--- STATED GOAL ---
Every line below should be copied exactly; drop the pictures.

═════ GIVEN INFORMATION ═════

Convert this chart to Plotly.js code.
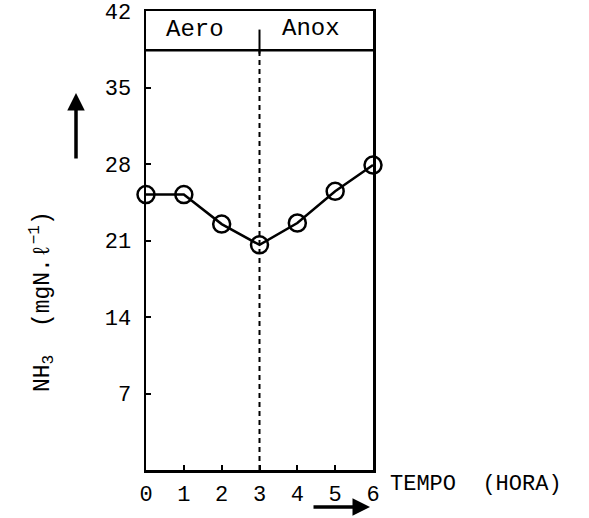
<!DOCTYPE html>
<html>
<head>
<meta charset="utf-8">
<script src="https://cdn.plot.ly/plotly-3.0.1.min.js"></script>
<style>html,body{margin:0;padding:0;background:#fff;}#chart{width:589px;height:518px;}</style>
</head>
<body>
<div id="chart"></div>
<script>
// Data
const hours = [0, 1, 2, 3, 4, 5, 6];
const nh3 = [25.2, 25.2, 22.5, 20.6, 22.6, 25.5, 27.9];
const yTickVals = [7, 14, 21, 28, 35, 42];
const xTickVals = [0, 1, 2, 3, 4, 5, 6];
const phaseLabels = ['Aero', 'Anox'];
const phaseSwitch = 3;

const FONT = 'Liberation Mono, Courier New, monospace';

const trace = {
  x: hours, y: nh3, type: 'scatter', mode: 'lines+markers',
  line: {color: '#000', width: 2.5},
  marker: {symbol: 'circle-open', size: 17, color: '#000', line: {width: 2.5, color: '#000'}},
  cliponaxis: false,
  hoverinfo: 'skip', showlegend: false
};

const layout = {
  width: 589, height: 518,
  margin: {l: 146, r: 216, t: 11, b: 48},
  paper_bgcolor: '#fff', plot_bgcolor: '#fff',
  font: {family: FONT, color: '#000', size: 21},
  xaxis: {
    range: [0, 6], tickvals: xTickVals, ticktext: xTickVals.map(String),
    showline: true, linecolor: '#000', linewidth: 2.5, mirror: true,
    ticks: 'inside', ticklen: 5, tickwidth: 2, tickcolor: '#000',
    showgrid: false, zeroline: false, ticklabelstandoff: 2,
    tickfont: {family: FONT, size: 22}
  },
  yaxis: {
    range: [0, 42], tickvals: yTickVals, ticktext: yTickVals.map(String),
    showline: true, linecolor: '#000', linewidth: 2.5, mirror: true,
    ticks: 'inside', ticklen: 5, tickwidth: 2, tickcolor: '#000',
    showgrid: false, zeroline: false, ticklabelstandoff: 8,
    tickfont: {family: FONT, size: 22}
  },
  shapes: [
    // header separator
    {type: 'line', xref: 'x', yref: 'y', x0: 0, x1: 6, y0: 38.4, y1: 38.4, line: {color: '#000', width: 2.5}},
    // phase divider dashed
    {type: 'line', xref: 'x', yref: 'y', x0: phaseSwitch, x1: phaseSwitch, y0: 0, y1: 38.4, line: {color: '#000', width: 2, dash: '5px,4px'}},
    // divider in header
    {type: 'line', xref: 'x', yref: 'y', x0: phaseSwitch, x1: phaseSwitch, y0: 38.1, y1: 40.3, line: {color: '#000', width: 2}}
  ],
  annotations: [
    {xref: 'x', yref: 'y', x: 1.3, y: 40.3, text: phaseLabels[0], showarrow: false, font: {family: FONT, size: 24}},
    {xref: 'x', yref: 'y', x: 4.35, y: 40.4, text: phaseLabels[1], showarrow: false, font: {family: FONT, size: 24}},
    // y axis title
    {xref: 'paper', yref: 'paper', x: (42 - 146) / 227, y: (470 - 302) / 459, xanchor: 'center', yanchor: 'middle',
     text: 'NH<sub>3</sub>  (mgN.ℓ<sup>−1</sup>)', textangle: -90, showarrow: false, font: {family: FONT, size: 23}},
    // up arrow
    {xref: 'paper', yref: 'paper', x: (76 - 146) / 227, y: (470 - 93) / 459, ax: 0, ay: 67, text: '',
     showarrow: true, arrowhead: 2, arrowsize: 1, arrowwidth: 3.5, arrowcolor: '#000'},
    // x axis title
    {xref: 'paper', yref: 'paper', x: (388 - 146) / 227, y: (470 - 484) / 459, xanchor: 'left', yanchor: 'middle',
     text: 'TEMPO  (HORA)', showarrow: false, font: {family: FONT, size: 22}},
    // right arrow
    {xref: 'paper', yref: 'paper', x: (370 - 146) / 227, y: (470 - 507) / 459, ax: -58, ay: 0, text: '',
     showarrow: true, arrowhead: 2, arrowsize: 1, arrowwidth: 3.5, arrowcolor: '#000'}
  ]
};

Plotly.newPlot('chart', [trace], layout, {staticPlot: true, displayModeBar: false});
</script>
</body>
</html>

═════

--- WORKED SOLUTION ---
Convert this chart to Plotly.js code.
<!DOCTYPE html>
<html>
<head>
<meta charset="utf-8">
<script src="https://cdn.plot.ly/plotly-3.0.1.min.js"></script>
<style>html,body{margin:0;padding:0;background:#fff;}#chart{width:589px;height:518px;}</style>
</head>
<body>
<div id="chart"></div>
<script>
// Data
const hours = [0, 1, 2, 3, 4, 5, 6];
const nh3 = [25.2, 25.2, 22.5, 20.6, 22.6, 25.5, 27.9];
const yTickVals = [7, 14, 21, 28, 35, 42];
const xTickVals = [0, 1, 2, 3, 4, 5, 6];
const phaseLabels = ['Aero', 'Anox'];
const phaseSwitch = 3;

const FONT = 'Liberation Mono, Courier New, monospace';

const trace = {
  x: hours, y: nh3, type: 'scatter', mode: 'lines+markers',
  line: {color: '#000', width: 2.5},
  marker: {symbol: 'circle-open', size: 17, color: '#000', line: {width: 2.5, color: '#000'}},
  cliponaxis: false,
  hoverinfo: 'skip', showlegend: false
};

const layout = {
  width: 589, height: 518,
  margin: {l: 146, r: 216, t: 11, b: 48},
  paper_bgcolor: '#fff', plot_bgcolor: '#fff',
  font: {family: FONT, color: '#000', size: 21},
  xaxis: {
    range: [0, 6], tickvals: xTickVals, ticktext: xTickVals.map(String),
    showline: true, linecolor: '#000', linewidth: 2.5, mirror: true,
    ticks: 'inside', ticklen: 5, tickwidth: 2, tickcolor: '#000',
    showgrid: false, zeroline: false, ticklabelstandoff: 2,
    tickfont: {family: FONT, size: 22}
  },
  yaxis: {
    range: [0, 42], tickvals: yTickVals, ticktext: yTickVals.map(String),
    showline: true, linecolor: '#000', linewidth: 2.5, mirror: true,
    ticks: 'inside', ticklen: 5, tickwidth: 2, tickcolor: '#000',
    showgrid: false, zeroline: false, ticklabelstandoff: 8,
    tickfont: {family: FONT, size: 22}
  },
  shapes: [
    // header separator
    {type: 'line', xref: 'x', yref: 'y', x0: 0, x1: 6, y0: 38.4, y1: 38.4, line: {color: '#000', width: 2.5}},
    // phase divider dashed
    {type: 'line', xref: 'x', yref: 'y', x0: phaseSwitch, x1: phaseSwitch, y0: 0, y1: 38.4, line: {color: '#000', width: 2, dash: '5px,4px'}},
    // divider in header
    {type: 'line', xref: 'x', yref: 'y', x0: phaseSwitch, x1: phaseSwitch, y0: 38.1, y1: 40.3, line: {color: '#000', width: 2}}
  ],
  annotations: [
    {xref: 'x', yref: 'y', x: 1.3, y: 40.3, text: phaseLabels[0], showarrow: false, font: {family: FONT, size: 24}},
    {xref: 'x', yref: 'y', x: 4.35, y: 40.4, text: phaseLabels[1], showarrow: false, font: {family: FONT, size: 24}},
    // y axis title
    {xref: 'paper', yref: 'paper', x: (42 - 146) / 227, y: (470 - 302) / 459, xanchor: 'center', yanchor: 'middle',
     text: 'NH<sub>3</sub>  (mgN.ℓ<sup>−1</sup>)', textangle: -90, showarrow: false, font: {family: FONT, size: 23}},
    // up arrow
    {xref: 'paper', yref: 'paper', x: (76 - 146) / 227, y: (470 - 93) / 459, ax: 0, ay: 67, text: '',
     showarrow: true, arrowhead: 2, arrowsize: 1, arrowwidth: 3.5, arrowcolor: '#000'},
    // x axis title
    {xref: 'paper', yref: 'paper', x: (388 - 146) / 227, y: (470 - 484) / 459, xanchor: 'left', yanchor: 'middle',
     text: 'TEMPO  (HORA)', showarrow: false, font: {family: FONT, size: 22}},
    // right arrow
    {xref: 'paper', yref: 'paper', x: (370 - 146) / 227, y: (470 - 507) / 459, ax: -58, ay: 0, text: '',
     showarrow: true, arrowhead: 2, arrowsize: 1, arrowwidth: 3.5, arrowcolor: '#000'}
  ]
};

Plotly.newPlot('chart', [trace], layout, {staticPlot: true, displayModeBar: false});
</script>
</body>
</html>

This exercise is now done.